Given task =>
Word for word, give the material below again, minus any images.

/---

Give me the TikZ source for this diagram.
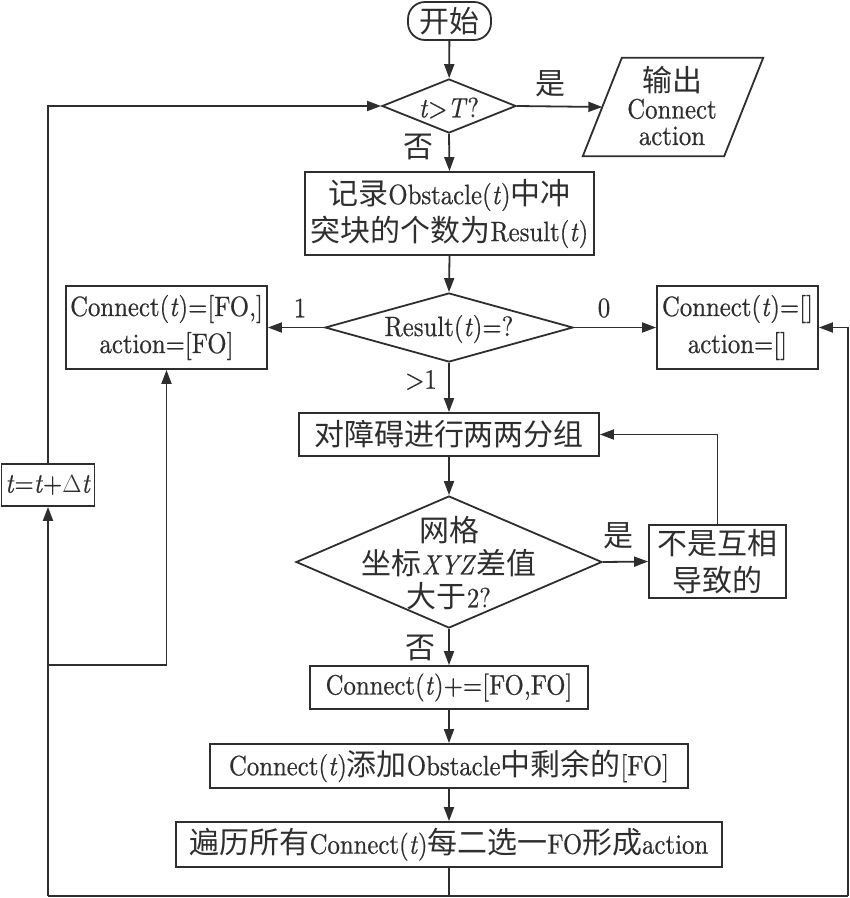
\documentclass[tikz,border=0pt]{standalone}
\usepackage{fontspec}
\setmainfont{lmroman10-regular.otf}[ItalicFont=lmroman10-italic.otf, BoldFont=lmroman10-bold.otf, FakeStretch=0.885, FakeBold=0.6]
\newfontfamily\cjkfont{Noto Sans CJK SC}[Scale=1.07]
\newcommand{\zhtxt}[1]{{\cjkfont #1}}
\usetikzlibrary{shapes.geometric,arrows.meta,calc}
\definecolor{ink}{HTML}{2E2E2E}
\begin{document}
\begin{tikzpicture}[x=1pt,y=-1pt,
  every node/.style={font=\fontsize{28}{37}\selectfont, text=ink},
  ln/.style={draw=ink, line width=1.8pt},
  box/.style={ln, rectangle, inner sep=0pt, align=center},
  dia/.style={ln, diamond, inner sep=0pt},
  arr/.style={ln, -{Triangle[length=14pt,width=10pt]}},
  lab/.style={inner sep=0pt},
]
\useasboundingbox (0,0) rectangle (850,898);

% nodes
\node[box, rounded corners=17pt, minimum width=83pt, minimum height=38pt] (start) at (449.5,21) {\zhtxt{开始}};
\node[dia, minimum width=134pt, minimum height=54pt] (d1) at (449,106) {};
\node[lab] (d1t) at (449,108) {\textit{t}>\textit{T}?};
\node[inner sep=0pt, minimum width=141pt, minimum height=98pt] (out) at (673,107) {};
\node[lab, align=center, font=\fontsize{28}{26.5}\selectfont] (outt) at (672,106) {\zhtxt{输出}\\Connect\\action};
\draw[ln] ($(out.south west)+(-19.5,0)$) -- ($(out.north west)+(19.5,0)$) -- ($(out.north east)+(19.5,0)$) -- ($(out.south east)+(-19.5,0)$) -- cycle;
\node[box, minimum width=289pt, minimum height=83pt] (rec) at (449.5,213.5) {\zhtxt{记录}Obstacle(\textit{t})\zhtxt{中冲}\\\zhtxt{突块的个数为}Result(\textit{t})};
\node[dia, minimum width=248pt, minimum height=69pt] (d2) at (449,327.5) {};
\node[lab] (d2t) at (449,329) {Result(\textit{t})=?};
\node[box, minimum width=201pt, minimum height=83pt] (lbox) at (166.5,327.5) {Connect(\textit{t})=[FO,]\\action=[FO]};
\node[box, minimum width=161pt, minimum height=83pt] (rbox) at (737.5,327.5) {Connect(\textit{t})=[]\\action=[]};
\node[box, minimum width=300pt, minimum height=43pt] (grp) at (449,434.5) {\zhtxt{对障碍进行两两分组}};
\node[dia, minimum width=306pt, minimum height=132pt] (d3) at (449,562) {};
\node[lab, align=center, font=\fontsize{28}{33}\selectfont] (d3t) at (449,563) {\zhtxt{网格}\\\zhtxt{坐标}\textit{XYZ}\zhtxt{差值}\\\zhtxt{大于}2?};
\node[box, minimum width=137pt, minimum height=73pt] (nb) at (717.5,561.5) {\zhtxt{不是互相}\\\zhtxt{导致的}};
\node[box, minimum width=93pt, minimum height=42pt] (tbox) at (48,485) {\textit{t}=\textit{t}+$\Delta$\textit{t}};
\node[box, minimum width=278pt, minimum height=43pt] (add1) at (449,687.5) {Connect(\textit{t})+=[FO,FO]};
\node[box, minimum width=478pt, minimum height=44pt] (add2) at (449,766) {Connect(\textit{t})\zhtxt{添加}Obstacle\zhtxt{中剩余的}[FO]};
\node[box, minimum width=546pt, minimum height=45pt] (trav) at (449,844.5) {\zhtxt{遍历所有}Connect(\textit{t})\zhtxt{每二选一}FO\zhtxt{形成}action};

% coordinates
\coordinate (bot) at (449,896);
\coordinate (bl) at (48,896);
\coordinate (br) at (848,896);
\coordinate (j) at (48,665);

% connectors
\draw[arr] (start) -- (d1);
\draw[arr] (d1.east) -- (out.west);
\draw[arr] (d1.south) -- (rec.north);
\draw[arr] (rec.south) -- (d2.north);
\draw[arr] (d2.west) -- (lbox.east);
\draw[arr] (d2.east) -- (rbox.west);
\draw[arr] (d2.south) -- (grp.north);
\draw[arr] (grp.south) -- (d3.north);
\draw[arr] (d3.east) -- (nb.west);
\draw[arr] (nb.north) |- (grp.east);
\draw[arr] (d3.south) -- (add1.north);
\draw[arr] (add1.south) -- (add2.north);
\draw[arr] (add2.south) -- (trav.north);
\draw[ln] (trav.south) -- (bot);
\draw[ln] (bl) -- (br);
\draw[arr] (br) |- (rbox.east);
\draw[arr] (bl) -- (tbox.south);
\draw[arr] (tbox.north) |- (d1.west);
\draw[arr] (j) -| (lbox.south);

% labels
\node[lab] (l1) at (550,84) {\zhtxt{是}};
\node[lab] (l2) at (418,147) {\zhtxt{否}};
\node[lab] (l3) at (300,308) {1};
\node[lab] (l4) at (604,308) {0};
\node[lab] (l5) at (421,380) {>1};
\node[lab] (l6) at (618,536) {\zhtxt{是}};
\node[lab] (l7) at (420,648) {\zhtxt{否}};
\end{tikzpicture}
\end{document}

\---

Completed task =>
Give me the TikZ source for this diagram.
\documentclass[tikz,border=0pt]{standalone}
\usepackage{fontspec}
\setmainfont{lmroman10-regular.otf}[ItalicFont=lmroman10-italic.otf, BoldFont=lmroman10-bold.otf, FakeStretch=0.885, FakeBold=0.6]
\newfontfamily\cjkfont{Noto Sans CJK SC}[Scale=1.07]
\newcommand{\zhtxt}[1]{{\cjkfont #1}}
\usetikzlibrary{shapes.geometric,arrows.meta,calc}
\definecolor{ink}{HTML}{2E2E2E}
\begin{document}
\begin{tikzpicture}[x=1pt,y=-1pt,
  every node/.style={font=\fontsize{28}{37}\selectfont, text=ink},
  ln/.style={draw=ink, line width=1.8pt},
  box/.style={ln, rectangle, inner sep=0pt, align=center},
  dia/.style={ln, diamond, inner sep=0pt},
  arr/.style={ln, -{Triangle[length=14pt,width=10pt]}},
  lab/.style={inner sep=0pt},
]
\useasboundingbox (0,0) rectangle (850,898);

% nodes
\node[box, rounded corners=17pt, minimum width=83pt, minimum height=38pt] (start) at (449.5,21) {\zhtxt{开始}};
\node[dia, minimum width=134pt, minimum height=54pt] (d1) at (449,106) {};
\node[lab] (d1t) at (449,108) {\textit{t}>\textit{T}?};
\node[inner sep=0pt, minimum width=141pt, minimum height=98pt] (out) at (673,107) {};
\node[lab, align=center, font=\fontsize{28}{26.5}\selectfont] (outt) at (672,106) {\zhtxt{输出}\\Connect\\action};
\draw[ln] ($(out.south west)+(-19.5,0)$) -- ($(out.north west)+(19.5,0)$) -- ($(out.north east)+(19.5,0)$) -- ($(out.south east)+(-19.5,0)$) -- cycle;
\node[box, minimum width=289pt, minimum height=83pt] (rec) at (449.5,213.5) {\zhtxt{记录}Obstacle(\textit{t})\zhtxt{中冲}\\\zhtxt{突块的个数为}Result(\textit{t})};
\node[dia, minimum width=248pt, minimum height=69pt] (d2) at (449,327.5) {};
\node[lab] (d2t) at (449,329) {Result(\textit{t})=?};
\node[box, minimum width=201pt, minimum height=83pt] (lbox) at (166.5,327.5) {Connect(\textit{t})=[FO,]\\action=[FO]};
\node[box, minimum width=161pt, minimum height=83pt] (rbox) at (737.5,327.5) {Connect(\textit{t})=[]\\action=[]};
\node[box, minimum width=300pt, minimum height=43pt] (grp) at (449,434.5) {\zhtxt{对障碍进行两两分组}};
\node[dia, minimum width=306pt, minimum height=132pt] (d3) at (449,562) {};
\node[lab, align=center, font=\fontsize{28}{33}\selectfont] (d3t) at (449,563) {\zhtxt{网格}\\\zhtxt{坐标}\textit{XYZ}\zhtxt{差值}\\\zhtxt{大于}2?};
\node[box, minimum width=137pt, minimum height=73pt] (nb) at (717.5,561.5) {\zhtxt{不是互相}\\\zhtxt{导致的}};
\node[box, minimum width=93pt, minimum height=42pt] (tbox) at (48,485) {\textit{t}=\textit{t}+$\Delta$\textit{t}};
\node[box, minimum width=278pt, minimum height=43pt] (add1) at (449,687.5) {Connect(\textit{t})+=[FO,FO]};
\node[box, minimum width=478pt, minimum height=44pt] (add2) at (449,766) {Connect(\textit{t})\zhtxt{添加}Obstacle\zhtxt{中剩余的}[FO]};
\node[box, minimum width=546pt, minimum height=45pt] (trav) at (449,844.5) {\zhtxt{遍历所有}Connect(\textit{t})\zhtxt{每二选一}FO\zhtxt{形成}action};

% coordinates
\coordinate (bot) at (449,896);
\coordinate (bl) at (48,896);
\coordinate (br) at (848,896);
\coordinate (j) at (48,665);

% connectors
\draw[arr] (start) -- (d1);
\draw[arr] (d1.east) -- (out.west);
\draw[arr] (d1.south) -- (rec.north);
\draw[arr] (rec.south) -- (d2.north);
\draw[arr] (d2.west) -- (lbox.east);
\draw[arr] (d2.east) -- (rbox.west);
\draw[arr] (d2.south) -- (grp.north);
\draw[arr] (grp.south) -- (d3.north);
\draw[arr] (d3.east) -- (nb.west);
\draw[arr] (nb.north) |- (grp.east);
\draw[arr] (d3.south) -- (add1.north);
\draw[arr] (add1.south) -- (add2.north);
\draw[arr] (add2.south) -- (trav.north);
\draw[ln] (trav.south) -- (bot);
\draw[ln] (bl) -- (br);
\draw[arr] (br) |- (rbox.east);
\draw[arr] (bl) -- (tbox.south);
\draw[arr] (tbox.north) |- (d1.west);
\draw[arr] (j) -| (lbox.south);

% labels
\node[lab] (l1) at (550,84) {\zhtxt{是}};
\node[lab] (l2) at (418,147) {\zhtxt{否}};
\node[lab] (l3) at (300,308) {1};
\node[lab] (l4) at (604,308) {0};
\node[lab] (l5) at (421,380) {>1};
\node[lab] (l6) at (618,536) {\zhtxt{是}};
\node[lab] (l7) at (420,648) {\zhtxt{否}};
\end{tikzpicture}
\end{document}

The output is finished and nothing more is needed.